In late 2004, the Wyllie Group announced a $9 million plan, designed by Cox, Howlett & Bailey Woodland, to expand the boat harbour's Sorrento Quay shopping precinct by expanding the northern side of the facility with 800 m2 of retail and dining space and a two-storey tavern of 1,500 m2. A 175 m footbridge with a drawbridge, would cross the harbour from the new area to the northern parking area. The Western Australian Planning Commission approved the now $12 million project in 2005 and the Wyllie Group lodged an application for a building licence in November of the same year.

In May 2006, the Department for Planning & Infrastructure committed $5 million to expand the area they managed at the boat harbour with boardwalks, upgrades to picnic areas, new barbecue facilities, toilets, improved lightning, trees, grass and shade structures with work to begin in August of that year. The new development cost $30 million when it was opened by MLA Rob Johnson on 13 December 2008. The new Breakwater Tavern had been fitted out at $7 million by the Reid family. A further 19 marine pens had been constructed along with a new Rottnest Island ferry terminal. Another stage was planned with the redevelopment of the old tavern and the adding of more shops and food and beverage facilities.

In June 2016, The Great Escape closed after its tenancy lease wasn't renewed, but briefly reopened with the dry attractions, trampolines and Wacky Putt operating in Summer 2016. The park was eventually demolished in November 2017 after standing idle for nine months.
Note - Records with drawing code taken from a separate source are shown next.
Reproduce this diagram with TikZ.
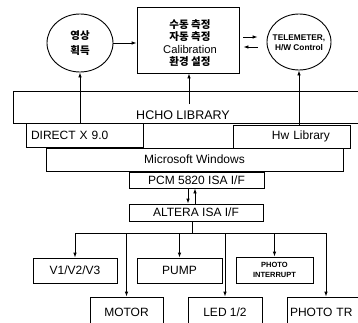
\documentclass[tikz,border=0pt]{standalone}
\usepackage{fontspec}
\setmainfont{Liberation Sans}
\newfontfamily\kr{Noto Sans CJK KR}
\usetikzlibrary{shapes.geometric,arrows.meta}
\begin{document}
\begin{tikzpicture}[x=1pt,y=-1pt,
  box/.style={draw, line width=0.9pt, rectangle, inner sep=0pt, font=\fontsize{12}{13.5}\selectfont},
  oval/.style={draw, line width=0.9pt, ellipse, inner sep=0pt},
  txt/.style={inner sep=0pt, align=center},
  arr/.style={line width=0.9pt, -{Latex[length=5pt,width=3.6pt]}},
  ln/.style={line width=0.9pt}]
\useasboundingbox (0,0) rectangle (358,322);
\clip (0,0) rectangle (358,322);
% top row
\node[oval, minimum width=66pt, minimum height=58pt] (acq) at (80,43) {};
\node[txt, font={\kr\bfseries\fontsize{10.5}{15}\selectfont}] (acqtxt) at (80,43) {영상\\획득};
\node[box, minimum width=102pt, minimum height=66pt] (main) at (188,40) {};
\node[txt, font=\fontsize{11.2}{12.6}\selectfont] (maintxt) at (190,43)
  {{\kr\bfseries\fontsize{10.5}{12.6}\selectfont 수동 측정}\\{\kr\bfseries\fontsize{10.5}{12.6}\selectfont 자동 측정}\\Calibration\\{\kr\bfseries\fontsize{10.5}{12.6}\selectfont 환경 설정}};
\node[oval, minimum width=64pt, minimum height=56pt] (tele) at (299,42) {};
\node[txt, font=\bfseries\fontsize{8.3}{10}\selectfont] (teletxt) at (299,43) {TELEMETER,\\H/W Control};
% libraries
\node[box, minimum width=349pt, minimum height=32pt] (hcho) at (187.5,107) {};
\node[txt, font=\fontsize{12.5}{14}\selectfont] (hchotxt) at (183,115) {HCHO LIBRARY};
\node[box, minimum height=24pt, text width=107pt, align=left, inner xsep=5pt] (dx) at (84.5,135) {DIRECT X 9.0};
\node[box, minimum height=23pt, text width=77pt, align=right, inner xsep=20pt] (hw) at (291.5,136.5) {Hw Library};
\node[box, minimum width=297pt, minimum height=23pt] (ms) at (194.5,159.5) {Microsoft Windows};
\node[box, minimum width=135pt, minimum height=16pt] (pcm) at (196.5,180) {PCM 5820 ISA I/F};
\node[box, minimum width=134pt, minimum height=17pt] (alt) at (196,212.5) {ALTERA ISA I/F};
% devices
\node[box, minimum width=84pt, minimum height=25pt] (v1) at (75,270.5) {V1/V2/V3};
\node[box, minimum width=85pt, minimum height=25pt] (pump) at (179.5,270.5) {PUMP};
\node[box, minimum width=77pt, minimum height=26pt, align=center, font=\bfseries\fontsize{7.5}{10}\selectfont] (pint) at (274.5,270) {PHOTO\\INTERRUPT};
\node[box, minimum width=73pt, minimum height=30pt] (motor) at (126.5,312) {MOTOR};
\node[box, minimum width=74pt, minimum height=30pt] (led) at (225,312) {LED 1/2};
\node[box, minimum height=30pt, text width=72pt, align=left, inner xsep=3pt] (ptr) at (326,312) {PHOTO TR};
% connectors top
\draw[arr] (acq.east) -- (acq.east -| main.west);
\draw[arr] ([xshift=4pt,yshift=3pt]main.east) -- ([xshift=-9pt,yshift=5pt]tele.west);
\draw[arr] ([xshift=-9pt,yshift=-5pt]tele.west) -- ([xshift=4pt,yshift=-7pt]main.east);
\draw[arr] (acq.south |- dx.north) -- (acq.south);
\coordinate (mstart) at (189,104);
\draw[arr] (mstart) -- (mstart |- main.south);
\draw[arr] (tele.south |- hw.north) -- (tele.south);
% pcm <-> altera
\draw[arr] ([xshift=-8.5pt]pcm.south) -- ([xshift=-8pt]alt.north);
\draw[arr] ([xshift=-1pt]alt.north) -- ([xshift=-1.5pt]pcm.south);
% bus
\coordinate (busL) at (75,233);
\coordinate (busR) at (326,233);
\coordinate (busM) at (192,233);
\draw[ln] ([xshift=-4pt]alt.south) -- (busM);
\draw[ln] (busL) -- (busR);
\foreach \n in {v1,pump,pint,motor,led,ptr}
  \draw[arr] (\n.north |- busL) -- (\n.north);
\end{tikzpicture}
\end{document}
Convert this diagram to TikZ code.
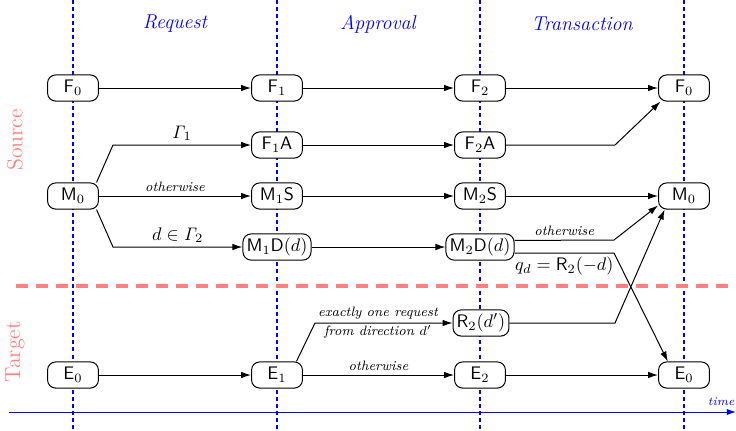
\documentclass[tikz,border=0pt]{standalone}
\usetikzlibrary{arrows.meta}
\begin{document}
\begin{tikzpicture}[x=0.55pt,y=-0.55pt,
  st/.style={draw,fill=white,rounded corners=4.5pt,minimum width=28pt,minimum height=14.4pt,inner sep=2pt,line width=0.55pt},
  conn/.style={draw,line width=0.55pt,-{Latex[length=5.5pt,width=3.6pt]}},
  lab/.style={font=\fontsize{7.5}{8.5}\selectfont\itshape,inner sep=2pt},
  col/.style={blue,dash pattern=on 2.2pt off 1.7pt,line width=0.6pt},
  hdr/.style={blue,font=\fontsize{11}{13}\selectfont\itshape},
  side/.style={red!50,font=\large,rotate=90}]
\useasboundingbox (0,0) rectangle (736,430);
% column lines
\foreach \x in {73,277,480,684} \draw[col] (\x,0) -- (\x,430);
% separator
\draw[red!50,line width=2.2pt,dash pattern=on 6.6pt off 4.4pt] (16,286) -- (736,286);
% time axis
\draw[blue,line width=0.55pt,-{Latex[length=5pt,width=3.4pt]}] (9,412) -- (736,412);
\node[blue,font=\fontsize{6.5}{7}\selectfont\itshape,anchor=east,inner sep=0pt] (time) at (735,402) {time};
% headers
\node[hdr] (hreq) at (175,24) {Request};
\node[hdr] (happ) at (378,24) {Approval};
\node[hdr] (htra) at (582,24) {Transaction};
\node[side] (src) at (15,140) {Source};
\node[side] (tgt) at (15,352) {Target};
% nodes
\node[st] (F0) at (73,88) {$\mathsf{F}_0$};
\node[st] (F1) at (277,88) {$\mathsf{F}_1$};
\node[st] (F2) at (480,88) {$\mathsf{F}_2$};
\node[st] (F3) at (684,88) {$\mathsf{F}_0$};
\node[st] (F1A) at (277,145) {$\mathsf{F}_1\mathsf{A}$};
\node[st] (F2A) at (480,145) {$\mathsf{F}_2\mathsf{A}$};
\node[st] (M0) at (73,196) {$\mathsf{M}_0$};
\node[st] (M1S) at (277,196) {$\mathsf{M}_1\mathsf{S}$};
\node[st] (M2S) at (480,196) {$\mathsf{M}_2\mathsf{S}$};
\node[st] (M3) at (684,196) {$\mathsf{M}_0$};
\node[st] (M1D) at (277,247) {$\mathsf{M}_1\mathsf{D}(d)$};
\node[st] (M2D) at (480,247) {$\mathsf{M}_2\mathsf{D}(d)$};
\node[st] (R2) at (481,323) {$\mathsf{R}_2(d')$};
\node[st] (E0) at (73,375) {$\mathsf{E}_0$};
\node[st] (E1) at (277,375) {$\mathsf{E}_1$};
\node[st] (E2) at (480,375) {$\mathsf{E}_2$};
\node[st] (E3) at (684,375) {$\mathsf{E}_0$};
% connectors
\draw[conn] (F0) -- (F1);
\draw[conn] (F1) -- (F2);
\draw[conn] (F2) -- (F3);
\draw[conn] (M0.30) -- (113,145) -- node[above,inner sep=2pt] {$\mathit{\Gamma}_1$} (F1A);
\draw[conn] (M0) -- node[lab,above] {otherwise} (M1S);
\draw[conn] (M0.-30) -- (113,247) -- node[above,inner sep=2pt] {$d\in\mathit{\Gamma}_2$} (M1D);
\draw[conn] (F1A) -- (F2A);
\draw[conn] (F2A) -- (615,145) -- (F3.210);
\draw[conn] (M1S) -- (M2S);
\draw[conn] (M2S) -- (M3);
\draw[conn] (M1D) -- (M2D);
\draw[conn] ([yshift=3.6pt]M2D.east) -- node[lab,above] {otherwise} (614,240) -- (M3.200);
\draw[conn] ([yshift=-3.4pt]M2D.east) -- node[below,inner sep=2pt] {$q_d=\mathsf{R}_2(-d)$} (614,253) -- (E3.140);
\draw[conn] (R2) -- (615,323) -- (M3.215);
\draw[conn] (E0) -- (E1);
\draw[conn] (E1) -- node[lab,above] {otherwise} (E2);
\draw[conn] (E1.35) -- (315,323) -- (R2);
\node[lab] (l1) at (378,313) {exactly one request};
\node[lab] (l2) at (378,332) {from direction $d'$};
\draw[conn] (E2) -- (E3);
\end{tikzpicture}
\end{document}
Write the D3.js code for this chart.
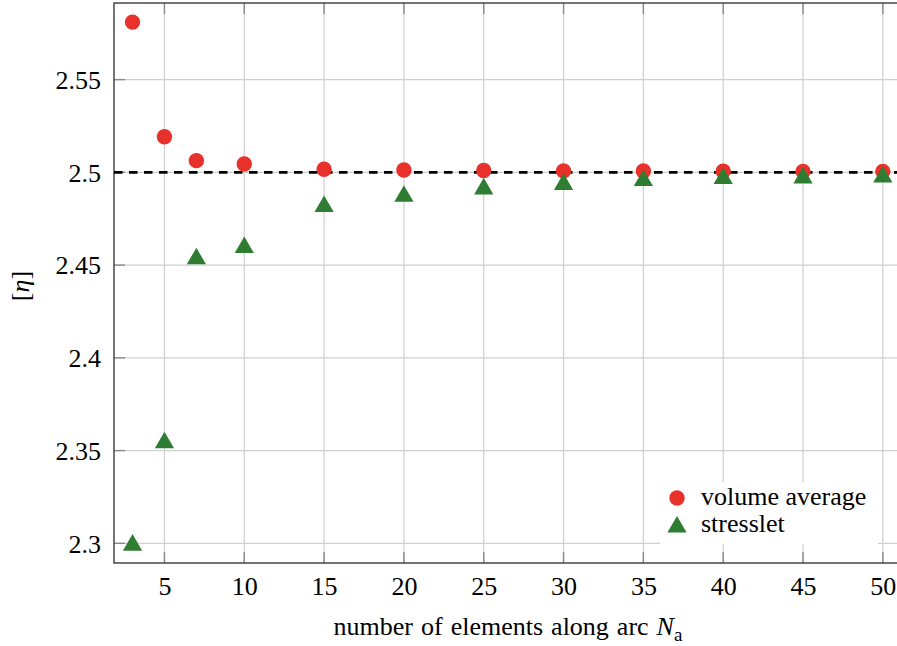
<!DOCTYPE html>
<html>
<head>
<meta charset="utf-8">
<script src="https://cdn.jsdelivr.net/npm/d3@7"></script>
<style>
  html, body { margin: 0; padding: 0; background: #fff; }
  svg { display: block; }
  svg text { font-family: "Liberation Serif", "Times New Roman", Times, "DejaVu Serif", serif !important; }
</style>
</head>
<body>
<svg id="chart" width="897" height="646"></svg>
<script>
// ---- data ----
const elements = [3, 5, 7, 10, 15, 20, 25, 30, 35, 40, 45, 50];
const volumeAverage = [2.581, 2.5192, 2.5063, 2.5045, 2.5017, 2.5013, 2.5010, 2.5008, 2.5007, 2.5006, 2.5005, 2.5005];
const stresslet = [2.299, 2.3542, 2.4534, 2.4595, 2.4816, 2.4871, 2.4911, 2.4935, 2.4956, 2.4967, 2.4970, 2.4975];
const referenceValue = 2.5;
const xTicks = [5, 10, 15, 20, 25, 30, 35, 40, 45, 50];
const yTicks = [2.3, 2.35, 2.4, 2.45, 2.5, 2.55];
const yTickLabels = ["2.3", "2.35", "2.4", "2.45", "2.5", "2.55"];
const seriesNames = ["volume average", "stresslet"];

// ---- layout ----
const svg = d3.select("#chart");
const L = 114, R = 902, T = 3, B = 563;
const x = d3.scaleLinear().domain([1.84, 51.2]).range([L, R]);
const y = d3.scaleLinear().domain([2.2894, 2.5913]).range([B, T]);
const red = "#e8312a", green = "#2f7d33";
const fs = 26;
const ink = "#000";

// grid
const grid = svg.append("g");
grid.selectAll("line.gx").data(xTicks).join("line")
  .attr("x1", d => x(d)).attr("x2", d => x(d)).attr("y1", T).attr("y2", B)
  .attr("stroke", "#cfcfcf").attr("stroke-width", 1.2);
grid.selectAll("line.gy").data(yTicks).join("line")
  .attr("y1", d => y(d)).attr("y2", d => y(d)).attr("x1", L).attr("x2", R)
  .attr("stroke", "#cfcfcf").attr("stroke-width", 1.2);

// inner ticks
const tk = 11;
const ticks = svg.append("g").attr("stroke", "#8a8a8a").attr("stroke-width", 1.4);
ticks.selectAll("line.bx").data(xTicks).join("line")
  .attr("x1", d => x(d)).attr("x2", d => x(d)).attr("y1", B).attr("y2", B - tk);
ticks.selectAll("line.tx").data(xTicks).join("line")
  .attr("x1", d => x(d)).attr("x2", d => x(d)).attr("y1", T).attr("y2", T + tk);
ticks.selectAll("line.ly").data(yTicks).join("line")
  .attr("y1", d => y(d)).attr("y2", d => y(d)).attr("x1", L).attr("x2", L + tk);

// axes via d3
const xAxis = d3.axisBottom(x).tickValues(xTicks).tickSize(0).tickPadding(14).tickFormat(d3.format("d"));
const yAxis = d3.axisLeft(y).tickValues(yTicks).tickSize(0).tickPadding(13).tickFormat((d, i) => yTickLabels[i]);
const gx = svg.append("g").attr("transform", `translate(0,${B})`).call(xAxis);
const gy = svg.append("g").attr("transform", `translate(${L},0)`).call(yAxis);
[gx, gy].forEach(g => {
  g.select(".domain").remove();
  g.attr("font-family", null);
  g.selectAll("text").attr("font-size", fs).attr("fill", ink);
});
gx.selectAll("text").attr("dy", "0.71em");
gy.selectAll("text").attr("dy", "0.34em");

// frame
svg.append("rect").attr("x", L).attr("y", T).attr("width", R - L).attr("height", B - T)
  .attr("fill", "none").attr("stroke", "#3a3a3a").attr("stroke-width", 1.4);

// reference dashed line
svg.append("line").attr("x1", L).attr("x2", R).attr("y1", y(referenceValue)).attr("y2", y(referenceValue))
  .attr("stroke", "#000").attr("stroke-width", 2.6).attr("stroke-dasharray", "8.5,6.5");

// markers
const triR = 11.1;
const triPath = r => `M0,${-r}L${0.866 * r},${0.5 * r}L${-0.866 * r},${0.5 * r}Z`;
const pts = elements.map((e, i) => ({ e, v: volumeAverage[i], s: stresslet[i] }));
svg.append("g").selectAll("circle").data(pts).join("circle")
  .attr("cx", d => x(d.e)).attr("cy", d => y(d.v)).attr("r", 7.7).attr("fill", red);
svg.append("g").selectAll("path").data(pts).join("path")
  .attr("transform", d => `translate(${x(d.e)},${y(d.s)})`).attr("d", triPath(triR)).attr("fill", green);

// legend
const lg = svg.append("g");
lg.append("rect").attr("x", 660).attr("y", 482).attr("width", 218).attr("height", 62).attr("fill", "#fff");
lg.append("circle").attr("cx", 677).attr("cy", 498).attr("r", 7.7).attr("fill", red);
lg.append("path").attr("transform", "translate(677,527)").attr("d", triPath(triR)).attr("fill", green);
lg.append("text").attr("x", 701).attr("y", 505).attr("font-size", fs).attr("fill", ink).text(seriesNames[0]);
lg.append("text").attr("x", 701).attr("y", 532).attr("font-size", fs).attr("fill", ink).text(seriesNames[1]);

// axis titles
const xl = svg.append("text").attr("x", 508).attr("y", 635).attr("text-anchor", "middle")
  .attr("font-size", fs).attr("fill", ink).attr("word-spacing", 1.5);
xl.append("tspan").text("number of elements along arc ");
xl.append("tspan").attr("font-style", "italic").text("N");
xl.append("tspan").attr("font-size", 19).attr("dy", 6).text("a");

const yl = svg.append("text").attr("transform", "translate(29,286) rotate(-90)").attr("text-anchor", "middle")
  .attr("font-size", fs).attr("fill", ink);
yl.append("tspan").text("[");
yl.append("tspan").attr("font-style", "italic").text("η");
yl.append("tspan").text("]");
</script>
</body>
</html>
On 12 September 2018, after leaseholder Wyllie Group struck a deal with local family company, Pirate's Cove Adventure Golf, plans emerged of a complex in the former Great Escape site that would include two themed 18-hole golf courses, a double flowrider, a cafe, a small bar and a beach kiosk, with completion scheduled in March 2019. However the next month, the project was suddenly cancelled following negative publicity surrounding a shareholder of Pirate's Cove Adventure Golf and his previous business relationship with notorious child rapist William Goad.

==Attractions==
Hillarys is also home to Aquarium of Western Australia (AQWA) which showcases the marine life and unique regions of Western Australia's 12,000 km coastline.

Other attractions in and around the harbour include helicopter flights, fishing charters and cruises. A ferry also departs from here to Rottnest Island daily.